Wednesday, May 03, 2006

Dean Bubley: Active customer disloyalty and bundling

Dean Bubley posts at his Disruptive Wireless blog that "with the advent of triple/quadplay services, and the rise of ever-greater competition in the telecom space, there is an increased focus on customer loyalty, minimising churn, and cross-selling. In theory, bundling helps to reduce churn. Some early results from carriers in North America and elsewhere bear this out." Bubley thinks that:

In the case of bundled services and customer lock-in, the resentment will start to simmer when specific service elements are priced wrongly. If I had a quad-play offer, and saw competing prices on mobile telephony falling faster than that tariff I had access to (or broadband speeds being increased more quickly, for example), it would wind me up.
He also points oput that "the risks of heavy-handed lock-in from the lack of "portability" of content, email and so forth.

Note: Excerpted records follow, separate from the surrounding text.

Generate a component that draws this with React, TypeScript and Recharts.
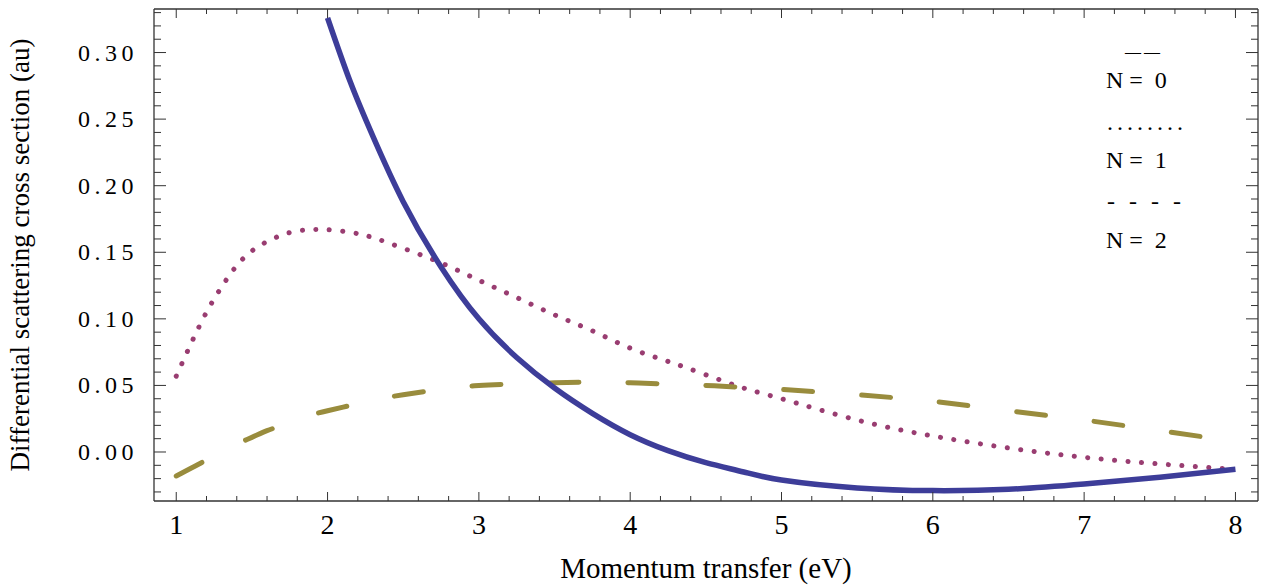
import React from 'react';
import { LineChart, Line, XAxis, YAxis, Legend } from 'recharts';

// ---- data ----
const xValues = [1, 1.1, 1.2, 1.3, 1.4, 1.5, 1.6, 1.7, 1.8, 1.9, 2, 2.15, 2.3, 2.5, 2.75, 3, 3.25, 3.5, 3.75, 4, 4.25, 4.5, 4.75, 5, 5.5, 6, 6.5, 7, 7.5, 8];
const n0Values: (number | null)[] = [null, null, null, null, null, null, null, null, null, null, 0.326, 0.278, 0.237, 0.188, 0.139, 0.1, 0.071, 0.048, 0.029, 0.013, 0.001, -0.008, -0.015, -0.021, -0.027, -0.029, -0.028, -0.024, -0.019, -0.013];
const n1Values = [0.057, 0.082, 0.105, 0.124, 0.14, 0.151, 0.158, 0.163, 0.166, 0.167, 0.167, 0.165, 0.161, 0.153, 0.142, 0.129, 0.116, 0.103, 0.091, 0.078, 0.068, 0.058, 0.048, 0.04, 0.024, 0.012, 0.003, -0.004, -0.009, -0.013];
const n2Values = [-0.018, -0.012, -0.006, 0.0, 0.006, 0.011, 0.016, 0.02, 0.024, 0.028, 0.031, 0.035, 0.039, 0.043, 0.047, 0.05, 0.051, 0.052, 0.0525, 0.052, 0.051, 0.05, 0.0485, 0.047, 0.043, 0.038, 0.031, 0.024, 0.016, 0.008];

const seriesNames = ['N = \u00a00', 'N = \u00a01', 'N = \u00a02'];
const legendGlyphs = ['\u2014\u2014', '........', '- - - -'];

const xMajorTicks = [1, 2, 3, 4, 5, 6, 7, 8];
const xTickLabels = ['1', '2', '3', '4', '5', '6', '7', '8'];
const yMajorTicks = [0, 0.05, 0.1, 0.15, 0.2, 0.25, 0.3];
const yTickLabels = ['0.00', '0.05', '0.10', '0.15', '0.20', '0.25', '0.30'];
const xAllTicks = Array.from({ length: 36 }, (_, i) => +(1 + i * 0.2).toFixed(1));
const yAllTicks = Array.from({ length: 37 }, (_, i) => +(-0.03 + i * 0.01).toFixed(2));

const xDomain: [number, number] = [0.853, 8.149];
const yDomain: [number, number] = [-0.0368, 0.3327];

const data = xValues.map((x, i) => ({ x, n0: n0Values[i], n1: n1Values[i], n2: n2Values[i] }));

// ---- style ----
const FONT = "'Liberation Serif', 'Times New Roman', serif";
const FRAME = '#333';
const BLUE = '#3d3d99';
const PURPLE = '#993d71';
const OLIVE = '#998c3d';

const near = (a: number, b: number, eps: number) => Math.abs(a - b) < eps;
const xLabelOf = (v: number) => {
  const i = xMajorTicks.findIndex((m) => near(m, v, 1e-6));
  return i >= 0 ? xTickLabels[i] : null;
};
const yLabelOf = (v: number) => {
  const i = yMajorTicks.findIndex((m) => near(m, v, 1e-6));
  return i >= 0 ? yTickLabels[i] : null;
};

const BottomTick = (props: any) => {
  const { x, y, payload } = props;
  const lab = xLabelOf(payload.value);
  return (
    <g>
      <line x1={x} x2={x} y1={y} y2={y - (lab ? 9 : 5)} stroke={FRAME} strokeWidth={1} />
      {lab && (
        <text x={x} y={y + 33} textAnchor="middle" fontFamily={FONT} fontSize={28} fill="#000">
          {lab}
        </text>
      )}
    </g>
  );
};
const TopTick = (props: any) => {
  const { x, y, payload } = props;
  const lab = xLabelOf(payload.value);
  return <line x1={x} x2={x} y1={y} y2={y + (lab ? 9 : 5)} stroke={FRAME} strokeWidth={1} />;
};
const LeftTick = (props: any) => {
  const { x, y, payload } = props;
  const lab = yLabelOf(payload.value);
  return (
    <g>
      <line x1={x} x2={x + (lab ? 12 : 7)} y1={y} y2={y} stroke={FRAME} strokeWidth={1} />
      {lab && (
        <text x={x - 16} y={y + 8} textAnchor="end" fontFamily={FONT} fontSize={24} letterSpacing={4.5} fill="#000">
          {lab}
        </text>
      )}
    </g>
  );
};
const RightTick = (props: any) => {
  const { x, y, payload } = props;
  const lab = yLabelOf(payload.value);
  return <line x1={x} x2={x - (lab ? 12 : 7)} y1={y} y2={y} stroke={FRAME} strokeWidth={1} />;
};

const YLabel = (props: any) => {
  const vb = props.viewBox || {};
  const cx = (vb.x ?? 0) + 20;
  const cy = (vb.y ?? 0) + (vb.height ?? 0) / 2;
  return (
    <text x={cx} y={cy} transform={`rotate(-90, ${cx}, ${cy})`} textAnchor="middle" dominantBaseline="central" fontFamily={FONT} fontSize={27} fill="#000">
      Differential scattering cross section (au)
    </text>
  );
};
const XLabel = (props: any) => {
  const vb = props.viewBox || {};
  const cx = (vb.x ?? 0) + (vb.width ?? 0) / 2;
  const y = (vb.y ?? 0) + 77;
  return (
    <text x={cx} y={y} textAnchor="middle" fontFamily={FONT} fontSize={29} fill="#000">
      Momentum transfer (eV)
    </text>
  );
};

const LegendContent = () => (
  <svg width={160} height={230} style={{ display: 'block', overflow: 'visible' }}>
    {seriesNames.map((name, i) => {
      const base = i * 80;
      const glyph = legendGlyphs[i];
      const glyphStyle =
        i === 0
          ? { fontSize: 16, letterSpacing: 3, y: base + 27, x: 19 }
          : i === 1
          ? { fontSize: 24, letterSpacing: 4, y: base + 20, x: 1 }
          : { fontSize: 24, letterSpacing: 4, y: base + 19, x: 1 };
      return (
        <g key={i}>
          <text x={glyphStyle.x} y={glyphStyle.y} fontFamily={FONT} fontSize={glyphStyle.fontSize} letterSpacing={glyphStyle.letterSpacing} fill="#000" style={{ whiteSpace: 'pre' }}>
            {glyph}
          </text>
          <text x={0} y={base + 58} fontFamily={FONT} fontSize={24} fill="#000" style={{ whiteSpace: 'pre' }}>
            {name}
          </text>
        </g>
      );
    })}
  </svg>
);

export default function App() {
  return (
    <div style={{ position: 'absolute', left: 0, top: 0, width: 1261, height: 588, background: '#fff' }}>
      <LineChart width={1261} height={588} data={data} margin={{ top: 0, right: 0, bottom: 0, left: 0 }}>
        <XAxis
          xAxisId="b"
          dataKey="x"
          type="number"
          orientation="bottom"
          domain={xDomain}
          allowDataOverflow
          ticks={xAllTicks}
          interval={0}
          height={87}
          tickSize={0}
          tickMargin={0}
          tickLine={false}
          axisLine={{ stroke: FRAME, strokeWidth: 1.3 }}
          tick={<BottomTick />}
          label={<XLabel />}
        />
        <XAxis
          xAxisId="t"
          dataKey="x"
          type="number"
          orientation="top"
          domain={xDomain}
          allowDataOverflow
          ticks={xAllTicks}
          interval={0}
          height={9}
          tickSize={0}
          tickMargin={0}
          tickLine={false}
          axisLine={{ stroke: FRAME, strokeWidth: 1.3 }}
          tick={<TopTick />}
        />
        <YAxis
          yAxisId="l"
          type="number"
          orientation="left"
          domain={yDomain}
          allowDataOverflow
          ticks={yAllTicks}
          interval={0}
          width={154}
          tickSize={0}
          tickMargin={0}
          tickLine={false}
          axisLine={{ stroke: FRAME, strokeWidth: 1.3 }}
          tick={<LeftTick />}
          label={<YLabel />}
        />
        <YAxis
          yAxisId="r"
          type="number"
          orientation="right"
          domain={yDomain}
          allowDataOverflow
          ticks={yAllTicks}
          interval={0}
          width={3}
          tickSize={0}
          tickMargin={0}
          tickLine={false}
          axisLine={{ stroke: FRAME, strokeWidth: 1.3 }}
          tick={<RightTick />}
        />
        <Legend
          layout="vertical"
          align="center"
          verticalAlign="middle"
          content={<LegendContent />}
          wrapperStyle={{ position: 'absolute', left: 1106, top: 30, width: 160, height: 230 }}
        />
        <Line xAxisId="b" yAxisId="l" dataKey="n1" name={seriesNames[1]} type="natural" stroke={PURPLE} strokeWidth={5} strokeDasharray="0.1 13.4" strokeLinecap="round" dot={false} activeDot={false} isAnimationActive={false} />
        <Line xAxisId="b" yAxisId="l" dataKey="n2" name={seriesNames[2]} type="natural" stroke={OLIVE} strokeWidth={5} strokeDasharray="29 49" strokeLinecap="round" dot={false} activeDot={false} isAnimationActive={false} />
        <Line xAxisId="b" yAxisId="l" dataKey="n0" name={seriesNames[0]} type="natural" stroke={BLUE} strokeWidth={5.5} dot={false} activeDot={false} isAnimationActive={false} connectNulls={false} />
      </LineChart>
    </div>
  );
}
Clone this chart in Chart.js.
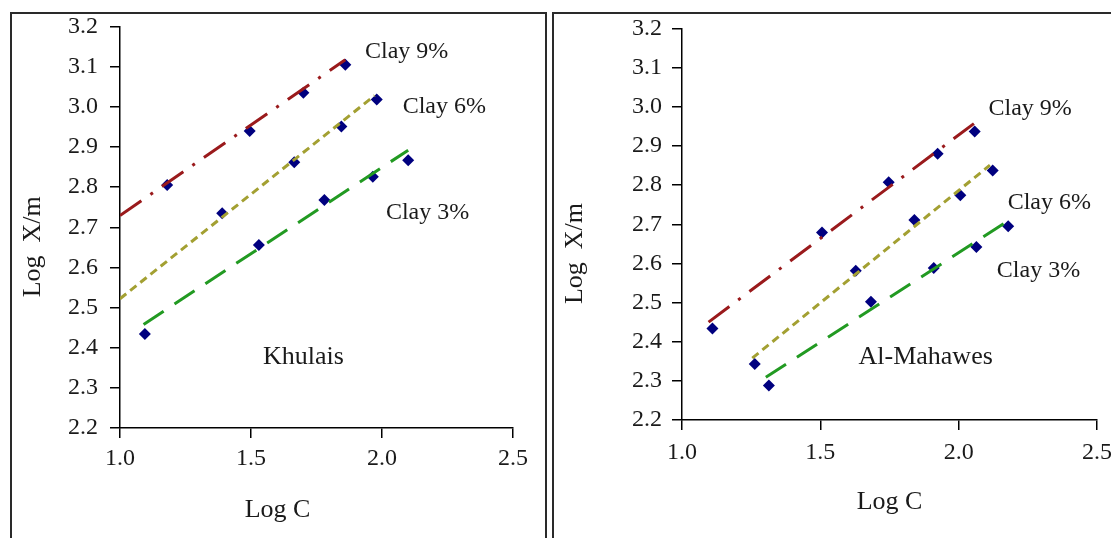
<!DOCTYPE html>
<html lang="en">
<head>
    <meta charset="UTF-8">
    <title>Log X/m vs Log C - Khulais and Al-Mahawes</title>
    <script src="https://cdn.jsdelivr.net/npm/chart.js@4.4.1/dist/chart.umd.min.js"></script>
    <style>
        body {
            margin: 0;
            background: #fff;
            width: 1111px;
            height: 538px;
            overflow: hidden;
            position: relative;
        }
        .panel {
            position: absolute;
            top: 12px;
            height: 560px;
            border: 2px solid #2a2a2a;
            box-sizing: border-box;
        }
        #box-left { left: 10px; width: 537px; }
        #box-right { left: 552px; width: 600px; border-right: none; }
        canvas { position: absolute; top: 0; }
    </style>
</head>
<body>
    <div class="panel" id="box-left"></div>
    <div class="panel" id="box-right"></div>
    <canvas id="khulais" width="531" height="538" style="left:12px;"></canvas>
    <canvas id="mahawes" width="563" height="538" style="left:554px;"></canvas>

    <script>
        // Khulais - measured points (Log C, Log X/m)
        const kC9 = [1.18, 1.495, 1.70, 1.86];
        const kX9 = [2.805, 2.94, 3.035, 3.105];
        const kC6 = [1.39, 1.665, 1.845, 1.98];
        const kX6 = [2.735, 2.862, 2.951, 3.018];
        const kC3 = [1.095, 1.53, 1.78, 1.965, 2.10];
        const kX3 = [2.434, 2.656, 2.768, 2.826, 2.867];
        // Khulais - fitted lines (end points)
        const kFitC9 = [1.0, 1.86];
        const kFitX9 = [2.729, 3.117];
        const kFitC6 = [1.0, 1.972];
        const kFitX6 = [2.522, 3.028];
        const kFitC3 = [1.09, 2.10];
        const kFitX3 = [2.458, 2.892];

        // Al-Mahawes - measured points
        const mC9 = [1.11, 1.506, 1.747, 1.924, 2.058];
        const mX9 = [2.434, 2.679, 2.807, 2.880, 2.937];
        const mC6 = [1.263, 1.628, 1.840, 2.006, 2.123];
        const mX6 = [2.343, 2.581, 2.711, 2.774, 2.837];
        const mC3 = [1.314, 1.683, 1.910, 2.064, 2.179];
        const mX3 = [2.288, 2.502, 2.588, 2.642, 2.695];
        // Al-Mahawes - fitted lines
        const mFitC9 = [1.096, 2.055];
        const mFitX9 = [2.450, 2.957];
        const mFitC6 = [1.254, 2.113];
        const mFitX6 = [2.358, 2.851];
        const mFitC3 = [1.303, 2.177];
        const mFitX3 = [2.309, 2.708];

        const xTicks = [1.0, 1.5, 2.0, 2.5];
        const yTicks = [2.2, 2.3, 2.4, 2.5, 2.6, 2.7, 2.8, 2.9, 3.0, 3.1, 3.2];

        const serif = '"Liberation Serif", "Times New Roman", serif';
        const ink = '#1a1a1a';
        const red = '#9a1a1c';
        const olive = '#a3a032';
        const green = '#229a22';
        const navy = '#00007f';

        const zip = (xs, ys) => xs.map((x, i) => ({ x: x, y: ys[i] }));

        function fitLine(xs, ys, color, dash) {
            return {
                type: 'line',
                data: zip(xs, ys),
                borderColor: color,
                borderWidth: 3,
                borderDash: dash,
                pointRadius: 0,
                fill: false,
                order: 0
            };
        }

        function points(xs, ys) {
            return {
                type: 'scatter',
                data: zip(xs, ys),
                pointStyle: 'rectRot',
                pointRadius: 6,
                backgroundColor: navy,
                borderColor: navy,
                borderWidth: 0,
                order: 1
            };
        }

        // text labels inside the plot, positioned in data units
        const noteLabels = {
            id: 'noteLabels',
            afterDatasetsDraw(chart, args, opts) {
                const ctx = chart.ctx;
                const sx = chart.scales.x, sy = chart.scales.y;
                ctx.save();
                ctx.fillStyle = ink;
                ctx.textBaseline = 'middle';
                ctx.textAlign = 'left';
                opts.items.forEach(it => {
                    ctx.font = it.size + 'px ' + serif;
                    ctx.fillText(it.text, sx.getPixelForValue(it.x), sy.getPixelForValue(it.y));
                });
                ctx.restore();
            }
        };

        function makeChart(id, datasets, notes, geo) {
            return new Chart(document.getElementById(id), {
                data: { datasets: datasets },
                plugins: [noteLabels],
                options: {
                    responsive: false,
                    animation: false,
                    layout: { padding: geo.padding },
                    plugins: {
                        legend: { display: false },
                        tooltip: { enabled: false },
                        noteLabels: { items: notes }
                    },
                    scales: {
                        x: {
                            type: 'linear',
                            min: xTicks[0],
                            max: xTicks[xTicks.length - 1],
                            afterBuildTicks: s => { s.ticks = xTicks.map(v => ({ value: v })); },
                            afterFit: s => { s.height = 102; s.paddingLeft = 0; s.paddingRight = 0; },
                            border: { display: true, color: '#000', width: 1.5 },
                            grid: { drawOnChartArea: false, drawTicks: true, tickLength: 10, color: '#000', lineWidth: 1.5 },
                            ticks: {
                                padding: geo.xPad,
                                color: ink,
                                font: { family: serif, size: 24 },
                                callback: v => Number(v).toFixed(1)
                            },
                            title: {
                                display: true,
                                text: geo.xTitle,
                                color: ink,
                                font: { family: serif, size: 26 },
                                padding: { top: 0, bottom: 4 }
                            }
                        },
                        y: {
                            type: 'linear',
                            min: yTicks[0],
                            max: yTicks[yTicks.length - 1],
                            afterBuildTicks: s => { s.ticks = yTicks.map(v => ({ value: v })); },
                            afterFit: s => { s.width = geo.yWidth; s.paddingTop = 0; s.paddingBottom = 0; },
                            border: { display: true, color: '#000', width: 1.5 },
                            grid: { drawOnChartArea: false, drawTicks: true, tickLength: 10, color: '#000', lineWidth: 1.5 },
                            ticks: {
                                padding: geo.yPad,
                                color: ink,
                                font: { family: serif, size: 24 },
                                callback: v => Number(v).toFixed(1)
                            },
                            title: {
                                display: true,
                                text: geo.yTitle,
                                color: ink,
                                font: { family: serif, size: 26 },
                                padding: { top: 6, bottom: 0 }
                            }
                        }
                    }
                }
            });
        }

        // trailing spaces nudge the titles off-centre, as in the original
        makeChart('khulais', [
            fitLine(kFitC9, kFitX9, red, [26, 11, 3, 11]),
            fitLine(kFitC6, kFitX6, olive, [8, 5]),
            fitLine(kFitC3, kFitX3, green, [24, 13]),
            points(kC9, kX9),
            points(kC6, kX6),
            points(kC3, kX3)
        ], [
            { text: 'Clay 9%', x: 1.935, y: 3.138, size: 24 },
            { text: 'Clay 6%', x: 2.079, y: 3.0, size: 24 },
            { text: 'Clay 3%', x: 2.015, y: 2.736, size: 24 },
            { text: 'Khulais', x: 1.546, y: 2.377, size: 26 }
        ], {
            padding: { top: 26.5, right: 30, bottom: 8, left: 0 },
            yWidth: 108, yPad: 12, xPad: 6,
            xTitle: 'Log C            ',
            yTitle: 'Log  X/m      '
        });

        makeChart('mahawes', [
            fitLine(mFitC9, mFitX9, red, [26, 11, 3, 11]),
            fitLine(mFitC6, mFitX6, olive, [8, 5]),
            fitLine(mFitC3, mFitX3, green, [24, 13]),
            points(mC9, mX9),
            points(mC6, mX6),
            points(mC3, mX3)
        ], [
            { text: 'Clay 9%', x: 2.108, y: 2.995, size: 24 },
            { text: 'Clay 6%', x: 2.177, y: 2.755, size: 24 },
            { text: 'Clay 3%', x: 2.138, y: 2.582, size: 24 },
            { text: 'Al-Mahawes', x: 1.638, y: 2.361, size: 26 }
        ], {
            padding: { top: 28.5, right: 20, bottom: 16, left: 0 },
            yWidth: 128, yPad: 10, xPad: 8,
            xTitle: 'Log C',
            yTitle: 'Log  X/m         '
        });
    </script>
</body>
</html>
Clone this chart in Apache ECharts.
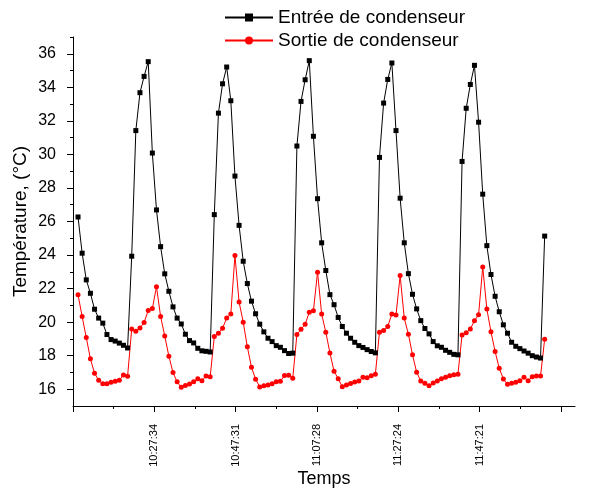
<!DOCTYPE html>
<html>
<head>
<meta charset="utf-8">
<script src="https://cdn.jsdelivr.net/npm/echarts@6/dist/echarts.min.js"></script>
<style>
  html, body { margin: 0; padding: 0; background: #fff; }
  #main { width: 603px; height: 489px; }
</style>
</head>
<body>
<div id="main"></div>
<script>
// readings about once a minute, x axis counted in seconds from 10:07:37
const seriesNames = ['Entrée de condenseur', 'Sortie de condenseur'];
const tickLabels = ['', '10:27:34', '10:47:31', '11:07:28', '11:27:24', '11:47:21', ''];
const yTickValues = [16, 18, 20, 22, 24, 26, 28, 30, 32, 34, 36];
const yMinorValues = [17, 19, 21, 23, 25, 27, 29, 31, 33, 35, 37];

const majorStep = 1197;   // seconds between labelled ticks
const firstSample = 74;   // first reading, seconds after axis origin
const sampleStep = 60.8;  // seconds between readings
const axisEnd = 7391;

const entree = [
  26.27, 24.11, 22.52, 21.72, 20.77, 20.24, 19.94, 19.26, 18.96, 18.87,
  18.75, 18.62, 18.46, 23.93, 31.42, 33.68, 34.65, 35.53, 30.08, 26.69,
  24.50, 22.88, 21.84, 20.91, 20.24, 19.89, 19.28, 18.90, 18.76, 18.44,
  18.29, 18.26, 18.22,
  26.41, 32.46, 34.21, 35.21, 33.20, 28.71, 25.77, 23.63, 22.30, 21.25,
  20.50, 19.88, 19.42, 19.04, 18.84, 18.60, 18.50, 18.30, 18.13, 18.15,
  30.50, 33.16, 34.45, 35.59, 31.08, 27.36, 24.73, 23.08, 21.64, 21.04,
  20.28, 19.74, 19.34, 19.04, 18.80, 18.60, 18.49, 18.36, 18.25, 18.17,
  29.82, 33.06, 34.47, 35.45, 31.42, 27.39, 24.73, 22.89, 21.66, 20.79,
  20.09, 19.62, 19.30, 18.84, 18.59, 18.50, 18.32, 18.20, 18.08, 18.05,
  29.58, 32.75, 34.17, 35.31, 31.92, 27.63, 24.56, 22.84, 21.54, 20.62,
  19.84, 19.34, 18.80, 18.56, 18.42, 18.28, 18.15, 18.00, 17.92, 17.86,
  25.13
];

const sortie = [
  21.64, 20.33, 19.08, 17.81, 16.95, 16.53, 16.32, 16.33, 16.42, 16.48,
  16.53, 16.85, 16.78, 19.59, 19.46, 19.65, 19.98, 20.70, 20.81, 22.11,
  20.34, 19.17, 17.97, 16.99, 16.44, 16.12, 16.22, 16.31, 16.45, 16.63,
  16.51, 16.79, 16.75,
  19.14, 19.34, 19.64, 20.24, 20.48, 23.98, 21.20, 20.00, 18.53, 17.31,
  16.60, 16.14, 16.20, 16.25, 16.33, 16.44, 16.48, 16.82, 16.84, 16.65,
  19.26, 19.57, 19.88, 20.59, 20.68, 22.98, 20.48, 19.40, 18.16, 17.07,
  16.63, 16.15, 16.25, 16.34, 16.43, 16.49, 16.72, 16.68, 16.80, 16.89,
  19.40, 19.50, 19.74, 20.49, 20.42, 22.78, 20.24, 19.28, 18.05, 17.01,
  16.49, 16.35, 16.20, 16.37, 16.49, 16.63, 16.72, 16.80, 16.87, 16.90,
  19.24, 19.36, 19.59, 20.08, 20.44, 23.29, 20.78, 19.42, 18.25, 17.25,
  16.61, 16.29, 16.35, 16.42, 16.50, 16.72, 16.51, 16.75, 16.79, 16.79,
  18.98
];

const font = 'Liberation Sans';
const toPoints = (vals) => vals.map((v, i) => [firstSample + i * sampleStep, v]);

const majorTicks = tickLabels.map((t, i) => i * majorStep);
const minorTicks = tickLabels.map((t, i) => (i + 0.5) * majorStep).filter((v) => v < axisEnd);
const labelTicks = majorTicks.filter((v, i) => tickLabels[i] !== '');

const chart = echarts.init(document.getElementById('main'));

chart.setOption({
  animation: false,
  backgroundColor: '#fff',
  textStyle: { fontFamily: font, color: '#000' },
  legend: {
    orient: 'vertical',
    left: 224,
    top: 8,
    padding: 0,
    itemWidth: 48,
    itemHeight: 10,
    itemGap: 4,
    textStyle: { fontFamily: font, fontSize: 19, color: '#000' },
    data: seriesNames
  },
  grid: { left: 73, right: 28, top: 37, bottom: 83, outerBoundsMode: 'none' },
  xAxis: [
    {
      type: 'value',
      min: 0,
      max: axisEnd,
      name: 'Temps',
      nameLocation: 'middle',
      nameGap: 64,
      nameMoveOverlap: false,
      nameTextStyle: { fontFamily: font, fontSize: 18, color: '#000' },
      axisLine: { lineStyle: { color: '#000', width: 1 } },
      axisTick: { customValues: majorTicks, length: 6, lineStyle: { color: '#000' } },
      axisLabel: {
        customValues: labelTicks,
        rotate: 90,
        margin: 18,
        fontSize: 11,
        color: '#000',
        fontFamily: font,
        formatter: (v) => tickLabels[Math.round(v / majorStep)] || ''
      },
      splitLine: { show: false }
    },
    {
      type: 'value',
      position: 'bottom',
      min: 0,
      max: axisEnd,
      axisLine: { show: false },
      axisTick: { customValues: minorTicks, length: 3, lineStyle: { color: '#000' } },
      axisLabel: { show: false },
      splitLine: { show: false }
    }
  ],
  yAxis: [
    {
      type: 'value',
      min: 15,
      max: 37,
      name: 'Température, (°C)',
      nameLocation: 'middle',
      nameGap: 43,
      nameMoveOverlap: false,
      nameTextStyle: { fontFamily: font, fontSize: 19, color: '#000' },
      axisLine: { show: true, lineStyle: { color: '#000', width: 1 } },
      axisTick: { show: true, customValues: yTickValues, length: 6, lineStyle: { color: '#000' } },
      axisLabel: {
        customValues: yTickValues,
        margin: 17,
        fontSize: 16,
        color: '#000',
        fontFamily: font
      },
      splitLine: { show: false }
    },
    {
      type: 'value',
      position: 'left',
      min: 15,
      max: 37,
      axisLine: { show: false },
      axisTick: { show: true, customValues: yMinorValues, length: 3, lineStyle: { color: '#000' } },
      axisLabel: { show: false },
      splitLine: { show: false }
    }
  ],
  series: [
    {
      name: seriesNames[0],
      type: 'line',
      data: toPoints(entree),
      symbol: 'rect',
      symbolSize: 5,
      itemStyle: { color: '#000' },
      lineStyle: { color: '#000', width: 1 }
    },
    {
      name: seriesNames[1],
      type: 'line',
      data: toPoints(sortie),
      symbol: 'circle',
      symbolSize: 5,
      itemStyle: { color: '#ff0000' },
      lineStyle: { color: '#ff0000', width: 1 }
    }
  ]
});
</script>
</body>
</html>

Again, this is likely to ratchet up the "active customer disloyalty" and resentment factor." He then states:
Lastly, there is the issue of poor customer service. I already have my doubts about the ability of some service providers to offer adequate cross-technology support (fancy asking a mobile operator about your problems with Outlook? or asking your broadband provider about hooking up a Bluetooth headset?). I'll add to this the likelihood of crass attempts to cross-sell, abuse of privacy for marketing reasons and so on.
Bubley wonders how the triple/quad-play "will play out in households with multiple family members" with a bunch of different usage models and needs. He concludes that:
Overall, I suspect that while bundling might reduce churn rates in any one single service, reducing price-based "casual churn", it will have the unintended consequence that any act of customer disloyalty will instead be much more "active", based on genuine resentment & distaste. It is also likely to drive up "collateral damage", as such extremely dissatified customers wilfully look to move not just the "offending" service, but related ones in the bundle, plus probably influencing their family members' choices as well. It will also be an awful lot harder to win them back.